Available fields: cc_num, trans_num, trans_time, category, merchant, amt, merch_lat, merch_long, distance, age, is_fraud
StackTrace: Available fields: cc_num, trans_num, trans_time, category, merchant, amt, merch_lat, merch_long, distance, age, is_fraud
at org.apache.spark.sql.types.StructType$$anonfun$apply$1.apply(StructType.scala:267)
at org.apache.spark.sql.types.StructType$$anonfun$apply$1.apply(StructType.scala:267)
at scala.collection.MapLike$class.getOrElse(MapLike.scala:128)
at scala.collection.AbstractMap.getOrElse(Map.scala:59)

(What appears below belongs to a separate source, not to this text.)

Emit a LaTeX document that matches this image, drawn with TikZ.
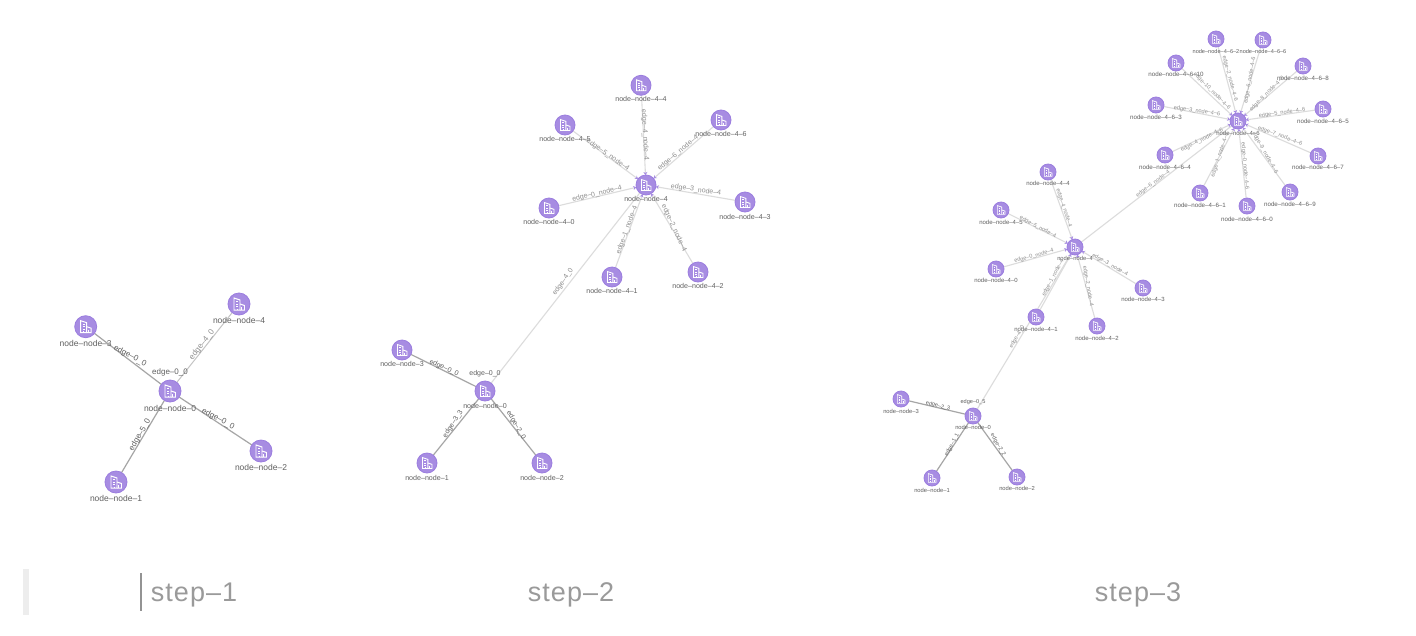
\documentclass[tikz,border=0pt]{standalone}
\usepackage{fontspec}
\setmainfont{Liberation Sans}
\newfontfamily\stepfont{Liberation Sans}[LetterSpace=4]
\usetikzlibrary{arrows.meta}
\definecolor{nodefill}{HTML}{A78CE2}
\definecolor{nodeline}{HTML}{9B7DDF}
\definecolor{dark}{HTML}{A6A6A6}
\definecolor{mid}{HTML}{C4C4C4}
\definecolor{pale}{HTML}{DCDCDC}
\definecolor{txtd}{HTML}{606060}
\definecolor{txtl}{HTML}{8E8E8E}
\definecolor{captxt}{HTML}{9A9A9A}
\pgfdeclarelayer{bg}
\pgfsetlayers{bg,main}
\tikzset{
  gnode/.style={circle,fill=nodefill,draw=nodeline,line width=0.8pt,inner sep=0pt,outer sep=0pt},
  glabel/.style={text=txtd,inner sep=0pt,anchor=center},
  elabel/.style={inner sep=0pt,anchor=center,text=txtl},
  edged/.style={draw=dark,line width=1.2pt},
  edgem/.style={draw=mid,line width=1pt},
  edgep/.style={draw=pale,line width=1.1pt},
  edgeph/.style={draw=pale,line width=1.1pt,-{Stealth[length=3pt,width=4pt,color=nodefill]}},
  stepname/.style={text=captxt,inner sep=0pt,font=\stepfont\fontsize{27}{30}\selectfont},
}
\newcount\elc
% id, x, y, radius, font size, label y, label text
\newcommand\gn[7]{%
  \node[gnode,minimum size=#4*2pt] (#1) at (#2,#3) {};
  \begin{scope}[shift={(#2,#3)},scale=#4/11,draw=white,line width=#4*0.09pt]
    \draw (-5,6) -- (-5,-6) -- (1,-4) -- (1,6) -- cycle;
    \draw (1,0) -- (5.5,1.5) -- (5.5,6) -- (1,6);
    \draw (-3.2,-2.5) -- (-0.8,-2.5) (-3.2,0) -- (-0.8,0) (-3.2,2.5) -- (-0.8,2.5);
    \draw (2.8,3) -- (2.8,6) (-2,4.5) -- (-2,6);
  \end{scope}
  \node[glabel,font=\fontsize{#5}{#5}\selectfont] (#1-l) at (#2,#6) {#7};%
}
% x, y, rotation, font size, text colour, text
\newcommand\el[6]{%
  \global\advance\elc by 1
  \node[elabel,rotate=#3,text=#5,font=\fontsize{#4}{#4}\selectfont] (el\the\elc) at (#1,#2) {#6};%
}
\begin{document}
\begin{tikzpicture}[x=1pt,y=-1pt]
\useasboundingbox (0,0) rectangle (1416,635);
\begin{pgfonlayer}{bg}
  \fill[white] (0,0) rectangle (1416,635);
\end{pgfonlayer}

% ---------- step 1
\gn{a0}{170}{391}{11}{8.5}{408}{node–node–0}
\gn{a1}{116}{482}{11}{8.5}{498}{node–node–1}
\gn{a2}{261}{451}{11}{8.5}{467}{node–node–2}
\gn{a3}{85.7}{326.7}{11}{8.5}{343}{node–node–3}
\gn{a4}{239}{304}{11}{8.5}{320}{node–node–4}
\begin{pgfonlayer}{bg}
  \draw[edged] (a3) -- (a0);
  \draw[edged] (a2) -- (a0);
  \draw[edged] (a1) -- (a0);
  \draw[edgem] (a4) -- (a0);
\end{pgfonlayer}
\el{130}{356}{-28}{8}{txtd}{edge–0\_0}
\el{202}{345}{52}{8}{txtl}{edge–4\_0}
\el{170}{372}{0}{8}{txtd}{edge–0\_0}
\el{218}{419}{-28}{8}{txtd}{edge–0\_0}
\el{140}{435}{60}{8}{txtd}{edge–5\_0}

% ---------- step 2
\gn{b0}{485}{391}{10}{7.1}{406}{node–node–0}
\gn{b1}{427}{463}{10}{7.1}{478}{node–node–1}
\gn{b2}{542}{463}{10}{7.1}{478}{node–node–2}
\gn{b3}{402}{350}{10}{7.1}{364}{node–node–3}
\gn{b4}{646}{185}{10}{7.1}{199}{node–node–4}
\gn{b40}{549}{208}{10}{7.1}{222}{node–node–4–0}
\gn{b41}{612}{277}{10}{7.1}{291}{node–node–4–1}
\gn{b42}{698}{272}{10}{7.1}{286}{node–node–4–2}
\gn{b43}{745}{202}{10}{7.1}{217}{node–node–4–3}
\gn{b44}{641}{85.3}{10}{7.1}{99}{node–node–4–4}
\gn{b45}{565}{125}{10}{7.1}{139}{node–node–4–5}
\gn{b46}{721}{120}{10}{7.1}{134}{node–node–4–6}
\begin{pgfonlayer}{bg}
  \draw[edged] (b3) -- (b0);
  \draw[edged] (b1) -- (b0);
  \draw[edged] (b2) -- (b0);
  \draw[edgep] (b4) -- (b0);
  \foreach \n in {40,41,42,43,44,45,46} {\draw[edgeph] (b\n) -- (b4);}
\end{pgfonlayer}
\el{444}{368}{-25}{7}{txtd}{edge–0\_0}
\el{485}{374}{0}{7}{txtd}{edge–0\_0}
\el{453}{424}{57}{7}{txtd}{edge–3\_3}
\el{516}{425}{-60}{7}{txtd}{edge–2\_0}
\el{563}{282}{55}{7}{txtl}{edge–4\_0}
\el{645}{135}{-87}{7}{txtl}{edge–4\_node–4}
\el{608}{155}{-35}{7}{txtl}{edge–5\_node–4}
\el{678}{153}{40}{7}{txtl}{edge–6\_node–4}
\el{696}{190}{-8}{7}{txtl}{edge–3\_node–4}
\el{674}{228}{-65}{7}{txtl}{edge–2\_node–4}
\el{627}{230}{70}{7}{txtl}{edge–1\_node–4}
\el{597}{194}{13}{7}{txtl}{edge–0\_node–4}

% ---------- step 3
\gn{c0}{973}{416}{8}{5.8}{427}{node–node–0}
\gn{c1}{932}{478}{8}{5.8}{490}{node–node–1}
\gn{c2}{1017}{477}{8}{5.8}{488}{node–node–2}
\gn{c3}{901}{399}{8}{5.8}{411}{node–node–3}
\gn{c4}{1075}{247}{8}{5.8}{258}{node–node–4}
\gn{c40}{996}{269}{8}{6}{280}{node–node–4–0}
\gn{c41}{1036}{317}{8}{6}{329}{node–node–4–1}
\gn{c42}{1097}{326}{8}{6}{338}{node–node–4–2}
\gn{c43}{1143}{288}{8}{6}{299}{node–node–4–3}
\gn{c44}{1048}{172}{8}{6}{183}{node–node–4–4}
\gn{c45}{1001}{210}{8}{6}{222}{node–node–4–5}
\gn{c46}{1238}{121}{8}{6}{133}{node–node–4–6}
\gn{d0}{1247}{206}{8}{6.2}{219}{node–node–4–6–0}
\gn{d1}{1200}{193}{8}{6.2}{205}{node–node–4–6–1}
\gn{d2}{1216}{39}{8}{5.6}{51}{node–node–4–6–2}
\gn{d3}{1156}{105}{8}{6.2}{117}{node–node–4–6–3}
\gn{d4}{1165}{155}{8}{6.2}{167}{node–node–4–6–4}
\gn{d5}{1323}{109}{8}{6.2}{121}{node–node–4–6–5}
\gn{d6}{1263}{40}{8}{5.6}{51}{node–node–4–6–6}
\gn{d7}{1318}{156}{8}{6.2}{167}{node–node–4–6–7}
\gn{d8}{1303}{66}{8}{6.2}{78}{node–node–4–6–8}
\gn{d9}{1290}{192}{8}{6.2}{204}{node–node–4–6–9}
\gn{d10}{1176}{63}{8}{6.2}{74}{node–node–4–6–10}
\begin{pgfonlayer}{bg}
  \draw[edged] (c3) -- (c0);
  \draw[edged] (c1) -- (c0);
  \draw[edged] (c2) -- (c0);
  \draw[edgep] (c4) -- (c0);
  \draw[edgep] (c46) -- (c4);
  \foreach \n in {40,41,42,43,44,45} {\draw[edgeph] (c\n) -- (c4);}
  \foreach \n in {0,...,10} {\draw[edgeph] (d\n) -- (c46);}
\end{pgfonlayer}
\el{938}{406}{-14}{5.6}{txtd}{edge–2\_3}
\el{973}{402}{0}{5.6}{txtd}{edge–0\_5}
\el{952}{445}{62}{5.6}{txtd}{edge–1\_1}
\el{998}{445}{-60}{5.6}{txtd}{edge–2\_2}
\el{1017}{337}{60}{5.6}{txtl}{edge–4\_0}
\el{1064}{208}{-72}{5.6}{txtl}{edge–4\_node–4}
\el{1038}{227}{-28}{5.6}{txtl}{edge–5\_node–4}
\el{1034}{256}{15}{5.6}{txtl}{edge–0\_node–4}
\el{1053}{278}{62}{5.6}{txtl}{edge–1\_node–4}
\el{1088}{286}{-80}{5.6}{txtl}{edge–2\_node–4}
\el{1110}{265}{-30}{5.6}{txtl}{edge–3\_node–4}
\el{1153}{184}{37}{5.6}{txtl}{edge–6\_node–4}
\el{1230}{79}{-75}{5.6}{txtl}{edge–2\_node–4–6}
\el{1250}{80}{80}{5.6}{txtl}{edge–6\_node–4–6}
\el{1267}{94}{45}{5.6}{txtl}{edge–8\_node–4–6}
\el{1282}{113}{8}{5.6}{txtl}{edge–5\_node–4–6}
\el{1280}{136}{-20}{5.6}{txtl}{edge–7\_node–4–6}
\el{1265}{153}{-60}{5.6}{txtl}{edge–9\_node–4–6}
\el{1245}{166}{-85}{5.6}{txtl}{edge–0\_node–4–6}
\el{1220}{155}{72}{5.6}{txtl}{edge–1\_node–4–6}
\el{1202}{140}{27}{5.6}{txtl}{edge–4\_node–4–6}
\el{1197}{111}{-8}{5.6}{txtl}{edge–3\_node–4–6}
\el{1212}{91}{-45}{5.6}{txtl}{edge–10\_node–4–6}

% ---------- captions
\fill[black!7] (23,569) rectangle (29,615);
\draw[gray!85,line width=1.3pt] (141,573) -- (141,611);
\node[stepname] (s1) at (194,595) {step–1};
\node[stepname] (s2) at (571,595) {step–2};
\node[stepname] (s3) at (1138,595) {step–3};
\end{tikzpicture}
\end{document}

at org.apache.spark.sql.types.StructType.apply(StructType.scala:266)
at org.apache.spark.ml.util.SchemaUtils$.checkColumnType(SchemaUtils.scala:40)
at org.apache.spark.ml.clustering.KMeansParams$class.validateAndTransformSchema(KMeans.scala:93)
at org.apache.spark.ml.clustering.KMeans.validateAndTransformSchema(KMeans.scala:254)
at org.apache.spark.ml.clustering.KMeans.transformSchema(KMeans.scala:340)
at org.apache.spark.ml.PipelineStage.transformSchema(Pipeline.scala:74)
at org.apache.spark.ml.clustering.KMeans.fit(KMeans.scala:305)
at createBalancedDataframe(<console>:45)
UPDATE2:
featureDF.printSchema
root
|-- cc_num: long (nullable = true)
|-- category: string (nullable = true)
|-- merchant: string (nullable = true)
|-- distance: double (nullable = true)
|-- amt: integer (nullable = true)
|-- age: integer (nullable = true)
|-- is_fraud: integer (nullable = true)
|-- category_indexed: double (nullable = false)
|-- category_encoded: vector (nullable = true)
|-- merchant_indexed: double (nullable = false)
|-- merchant_encoded: vector (nullable = true)
|-- features: vector (nullable = true)
val fraudDF = featureDF
.filter($"is_fraud" === 1)
.withColumnRenamed("is_fraud", "label")
.select("features", "label")
fraudDF.printSchema
root
|-- cc_num: long (nullable = true)
|-- trans_num: string (nullable = true)
|-- trans_time: string (nullable = true)
|-- category: string (nullable = true)
|-- merchant: string (nullable = true)
|-- amt: integer (nullable = true)
|-- merch_lat: double (nullable = true)
|-- merch_long: double (nullable = true)
|-- distance: double (nullable = true)
|-- age: integer (nullable = true)
|-- is_fraud: integer (nullable = true)
Why feature is gone???
Upvotes: 0
Views: 4616
Reputation: 1758
Assuming you have your SparkSession and is named spark
you can pass it explicitly this way
val balancedNonFraudDF = createBalancedDataframe(nonFraudDF, fraudCount.toInt)(spark)
or create an implicit reference (spark2 or any name) in the calling environment. Example:
implicit val spark2 = spark
//some calls
// others
val balancedNonFraudDF = createBalancedDataframe(nonFraudDF, fraudCount.toInt)
Upvotes: 4